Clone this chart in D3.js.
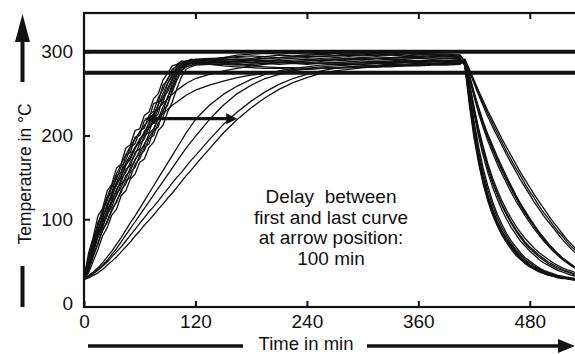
<!DOCTYPE html>
<html>
<head>
<meta charset="utf-8">
<script src="https://cdn.jsdelivr.net/npm/d3@7"></script>
<style>
  html, body { margin: 0; padding: 0; background: #fff; }
  svg { display: block; font-family: "Liberation Sans", Arial, sans-serif; }
</style>
</head>
<body>
<svg id="chart" width="575" height="354"></svg>
<script>
// ---- time grids (min) ----
const heatMinutes = [0,5,10,15,20,25,30,35,40,45,50,55,60,65,70,75,80,85,90,95,100,105,110,115,120];
const holdMinutes = [135,150,165,180,195,210,225,240,255,270,285,300,315,330,345,360,375,390,405];
const coolMinutes = [410,415,420,425,430,435,440,445,450,455,460,465,470,475,480,485,490,495,500,505,510,515,520,525,530,535,540];

// ---- heating phase, one row per run (°C) ----
const heatRuns = [
  [30,60,79,104,113,134,142,161,166,185,189,206,208,224,228,244,250,266,274,283,285,289,288,291,290],
  [29,52,76,92,110,122,138,148,163,170,186,190,205,209,224,229,245,255,268,276,284,287,289,290,291],
  [30,48,70,88,100,118,126,143,150,166,171,186,192,205,212,226,236,250,262,273,280,285,287,288,288],
  [28,45,66,80,98,108,124,133,148,156,168,177,190,196,210,218,232,240,256,268,278,283,286,287,288],
  [31,42,60,78,90,106,115,130,138,152,158,172,178,190,198,206,222,228,246,258,272,280,284,286,286],
  [29,40,55,72,86,98,112,120,135,142,156,162,176,182,196,200,215,222,238,252,266,277,282,284,285],
  [30,36,50,64,80,90,105,112,128,134,148,154,168,172,186,192,206,212,228,240,256,270,279,282,284],
  [30,55,74,96,106,126,132,152,156,176,180,198,200,218,220,238,240,260,266,279,283,287,288,289,289],
  [28,50,68,86,104,114,130,140,152,164,174,184,196,202,216,222,238,244,262,271,281,285,288,289,290],
  [30,44,64,84,94,112,120,136,144,160,164,180,184,200,204,220,226,246,252,266,276,282,285,287,287],
  [30,47,62,82,92,104,120,128,142,148,162,170,182,188,202,208,220,234,244,262,274,281,284,286,287],
  [29,38,58,70,88,96,110,122,132,146,150,166,172,186,190,206,210,230,236,255,268,278,282,284,285],
  [30,48,68,86,102,117,131,144,156,167,177,186,194,202,209,215,221,226,231,236,240,244,248,251,254],
  [30,52,74,94,111,127,141,154,166,177,187,196,204,212,219,226,232,238,244,249,254,258,262,265,268],
  [28,30,33,36,40,45,50,55,61,67,73,80,86,93,99,105,112,118,125,131,138,145,152,158,165],
  [29,31,35,39,44,49,55,61,67,74,81,88,95,102,109,115,122,129,136,143,150,156,163,170,176],
  [30,33,37,42,48,55,62,70,78,87,96,104,113,122,131,140,149,158,167,176,185,194,203,211,219],
  [30,32,36,40,45,51,58,65,73,81,89,97,105,113,121,129,137,145,153,161,169,177,185,192,199]
];

// ---- holding phase (°C) ----
const holdRuns = [
  [291,293,294,295,294,296,295,296,297,296,297,297,296,297,298,297,297,296,295],
  [292,292,293,292,294,293,294,295,294,295,296,295,296,296,295,296,296,295,294],
  [289,290,291,290,292,291,292,293,292,293,294,293,294,293,294,294,295,294,293],
  [288,289,288,289,290,289,290,291,290,291,292,291,292,292,293,292,293,292,292],
  [287,287,288,287,288,289,288,289,290,289,290,291,290,291,291,292,291,292,291],
  [286,287,286,287,286,287,288,287,288,287,288,289,288,289,290,289,290,290,290],
  [285,285,284,285,286,285,286,285,286,287,286,287,288,287,288,288,289,289,289],
  [290,293,296,297,298,297,298,297,298,298,297,298,298,297,298,298,297,297,296],
  [291,291,290,289,288,287,287,286,286,285,285,285,286,286,287,287,288,288,288],
  [288,286,285,283,282,281,281,280,280,281,281,282,282,283,283,284,285,285,286],
  [287,288,289,291,292,293,294,294,295,295,296,296,296,296,297,297,297,296,296],
  [285,283,282,281,280,280,279,279,280,280,281,281,282,282,283,283,284,284,285],
  [260,265,269,272,274,276,278,279,280,281,282,283,283,284,284,285,285,286,286],
  [273,277,280,283,285,287,288,289,290,291,291,292,292,293,293,293,294,294,294],
  [184,203,219,233,245,255,263,269,274,277,279,281,282,283,284,284,285,285,286],
  [195,213,228,241,252,261,268,273,277,280,282,283,284,285,285,286,286,287,287],
  [236,249,259,267,273,277,280,282,284,285,286,287,287,288,288,289,289,289,290],
  [219,236,250,260,268,273,277,280,282,283,284,285,286,286,287,287,288,288,288]
];

// ---- cooling phase (°C) ----
const coolRuns = [
  [284,240,200,169,143,123,107,94,83,74,66,59,53,48,44,41,38,36,34,32,31,30,29,28,28,27,27],
  [287,246,207,176,150,129,112,98,86,77,69,62,56,51,46,43,40,37,35,33,32,31,30,29,28,28,27],
  [288,258,226,198,175,155,138,124,111,100,90,82,74,68,62,57,52,48,45,42,39,37,35,33,32,31,30],
  [283,236,197,166,141,121,105,92,81,72,64,57,52,47,43,40,37,35,33,32,30,29,29,28,27,27,26],
  [290,272,252,233,216,201,188,175,163,151,140,129,119,110,101,93,85,78,71,65,59,54,50,46,42,39,37],
  [286,250,212,181,155,134,117,102,90,80,71,64,58,52,48,44,41,38,36,34,32,31,30,29,28,28,27],
  [291,279,266,253,241,229,218,207,196,186,176,166,156,147,138,129,121,113,105,97,90,83,76,70,64,59,54],
  [288,243,203,172,146,126,110,96,85,75,67,60,54,49,45,42,39,36,34,33,31,30,29,29,28,27,27],
  [289,263,234,208,186,166,149,135,122,111,101,92,84,77,71,65,60,56,52,48,45,42,40,38,36,35,34],
  [290,268,246,226,209,193,179,166,154,143,132,122,113,104,96,88,81,74,68,62,57,52,48,44,41,38,36],
  [289,254,217,186,160,139,121,106,94,83,74,67,60,54,50,46,42,39,37,35,33,32,31,30,29,28,28],
  [290,276,262,248,235,222,210,199,188,177,167,157,147,138,129,120,112,104,97,90,83,76,70,64,59,54,50],
  [289,270,249,230,212,197,183,170,158,147,136,126,116,107,99,91,83,76,70,64,58,53,49,45,42,39,37],
  [288,260,230,203,180,160,143,129,116,105,95,86,78,71,65,60,55,51,47,44,41,39,37,35,33,32,31],
  [291,278,264,251,238,226,214,203,192,181,171,161,152,142,133,125,116,108,101,93,86,80,73,67,62,57,52],
  [290,271,250,231,214,199,185,172,160,149,138,127,117,108,100,92,84,77,70,64,59,54,49,45,42,39,36],
  [289,262,232,205,182,162,145,131,118,107,97,88,80,73,67,62,57,53,49,46,43,40,38,36,34,33,32],
  [285,244,204,172,146,125,109,95,84,75,67,60,54,49,45,41,38,36,34,32,31,30,29,28,28,27,27]
];

// ---- reference levels, arrow and axis ticks ----
const limitLines = [300, 275];          // °C
const delayArrow = { from: 65, to: 165, temp: 220 };   // min, min, °C
const xTicks = [0, 120, 240, 360, 480];
const yTicks = [0, 100, 200, 300];
const noteLines = ["Delay  between", "first and last curve", "at arrow position:", "100 min"];

// ---- layout ----
const svg = d3.select("#chart");
const frame = { left: 84, top: 13, right: 585.5, bottom: 307 };
const x = d3.scaleLinear().domain([0, 540]).range([frame.left, frame.right]);
const y = d3.scaleLinear().domain([0, 300]).range([303, 51.7]);
const ink = "#111";

// temperature curves
const times = heatMinutes.concat(holdMinutes, coolMinutes);
const runs = heatRuns.map((h, i) => h.concat(holdRuns[i], coolRuns[i]));
const line = d3.line().x((d, j) => x(times[j])).y(d => y(d));

svg.append("defs").append("clipPath").attr("id", "plot-clip")
  .append("rect")
  .attr("x", frame.left).attr("y", frame.top)
  .attr("width", frame.right - frame.left).attr("height", frame.bottom - frame.top);

svg.append("g").attr("clip-path", "url(#plot-clip)")
  .selectAll("path.run").data(runs).join("path")
  .attr("class", "run")
  .attr("d", line)
  .attr("fill", "none")
  .attr("stroke", ink)
  .attr("stroke-width", 1.3)
  .attr("stroke-linejoin", "round");

// limit lines
svg.append("g").selectAll("line.limit").data(limitLines).join("line")
  .attr("class", "limit")
  .attr("x1", frame.left).attr("x2", frame.right)
  .attr("y1", d => y(d)).attr("y2", d => y(d))
  .attr("stroke", ink).attr("stroke-width", 4);

// frame
svg.append("rect")
  .attr("x", frame.left).attr("y", frame.top)
  .attr("width", frame.right - frame.left).attr("height", frame.bottom - frame.top)
  .attr("fill", "none").attr("stroke", ink).attr("stroke-width", 2.2);

// axes with inward ticks
const styleAxis = g => {
  g.select(".domain").remove();
  g.selectAll(".tick line").attr("stroke", ink).attr("stroke-width", 2);
  g.selectAll(".tick text").attr("fill", ink).attr("font-size", 19)
    .attr("font-family", "'Liberation Sans', Arial, sans-serif");
};

svg.append("g").attr("transform", `translate(0,${frame.bottom})`)
  .call(d3.axisBottom(x).tickValues(xTicks).tickSize(-6).tickPadding(8).tickFormat(d3.format("d")))
  .call(styleAxis);

svg.append("g").attr("transform", `translate(0,${frame.top})`)
  .call(d3.axisTop(x).tickValues(xTicks.slice(1)).tickSize(-6).tickFormat(""))
  .call(styleAxis);

const gy = svg.append("g").attr("transform", `translate(${frame.left},0)`)
  .call(d3.axisLeft(y).tickValues(yTicks).tickSize(-6).tickPadding(11).tickFormat(d3.format("d")))
  .call(styleAxis);
gy.selectAll(".tick").filter(d => d === 0).select("line").remove();

svg.append("g").attr("transform", `translate(${frame.right},0)`)
  .call(d3.axisRight(y).tickValues(yTicks.slice(1, 3)).tickSize(-6).tickFormat(""))
  .call(styleAxis);

// double-headed delay arrow
const ax1 = x(delayArrow.from), ax2 = x(delayArrow.to), ay = y(delayArrow.temp);
const headL = 11, headW = 5.5;
svg.append("line")
  .attr("x1", ax1 + headL - 1).attr("x2", ax2 - headL + 1)
  .attr("y1", ay).attr("y2", ay)
  .attr("stroke", ink).attr("stroke-width", 3.2);
svg.append("path")
  .attr("d", `M${ax1},${ay} L${ax1 + headL},${ay - headW} L${ax1 + headL},${ay + headW} Z`)
  .attr("fill", ink);
svg.append("path")
  .attr("d", `M${ax2},${ay} L${ax2 - headL},${ay - headW} L${ax2 - headL},${ay + headW} Z`)
  .attr("fill", ink);

// annotation
svg.append("text")
  .attr("x", 331).attr("y", 203)
  .attr("text-anchor", "middle")
  .attr("font-size", 19).attr("fill", ink)
  .style("white-space", "pre")
  .selectAll("tspan").data(noteLines).join("tspan")
  .attr("x", 331).attr("dy", (d, i) => i === 0 ? 0 : 20.5)
  .text(d => d);

// y-axis title with arrow
const yl = 22.5;
svg.append("line").attr("x1", yl).attr("x2", yl).attr("y1", 82).attr("y2", 38)
  .attr("stroke", ink).attr("stroke-width", 4);
svg.append("path").attr("d", `M${yl},14 L${yl - 7.5},42 L${yl + 7.5},42 Z`).attr("fill", ink);
svg.append("line").attr("x1", yl).attr("x2", yl).attr("y1", 266).attr("y2", 307)
  .attr("stroke", ink).attr("stroke-width", 4);
svg.append("text")
  .attr("transform", "translate(31,174) rotate(-90)")
  .attr("text-anchor", "middle")
  .attr("font-size", 17.5).attr("fill", ink)
  .text("Temperature in °C");

// x-axis title with arrow
const xl = 346;
svg.append("line").attr("x1", 88).attr("x2", 243).attr("y1", xl).attr("y2", xl)
  .attr("stroke", ink).attr("stroke-width", 3.5);
svg.append("line").attr("x1", 367).attr("x2", 562).attr("y1", xl).attr("y2", xl)
  .attr("stroke", ink).attr("stroke-width", 3.5);
svg.append("path").attr("d", `M575,${xl} L558,${xl - 7} L558,${xl + 7} Z`).attr("fill", ink);
svg.append("text")
  .attr("x", 306).attr("y", 350)
  .attr("text-anchor", "middle")
  .attr("font-size", 18.5).attr("fill", ink)
  .text("Time in min");
</script>
</body>
</html>
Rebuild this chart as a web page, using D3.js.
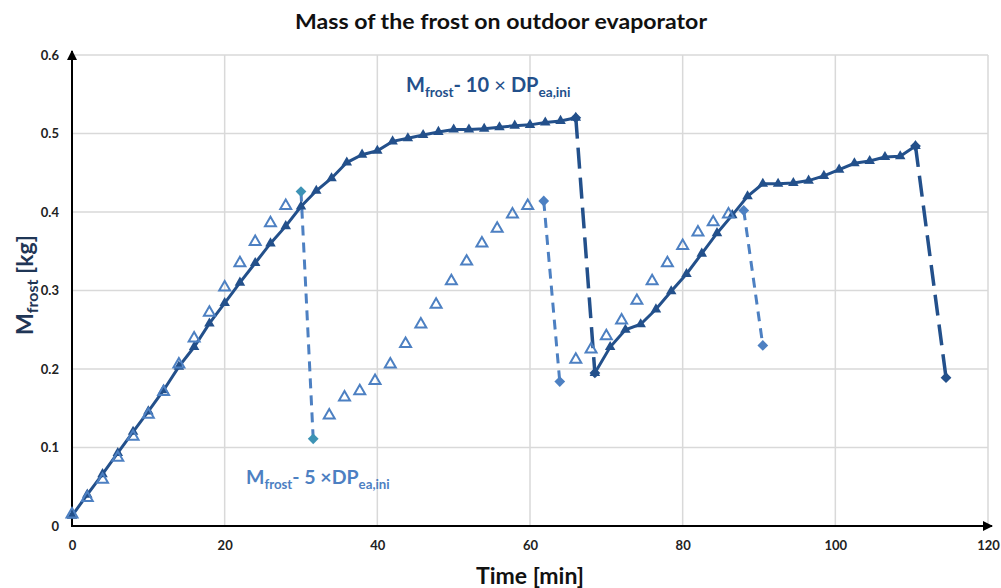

-.-.-

Written problem = In the records above, find each line holding "this" and copy it.

Finished task =
Clone this chart in D3.js.
Rebuild this chart as a web page, using D3.js.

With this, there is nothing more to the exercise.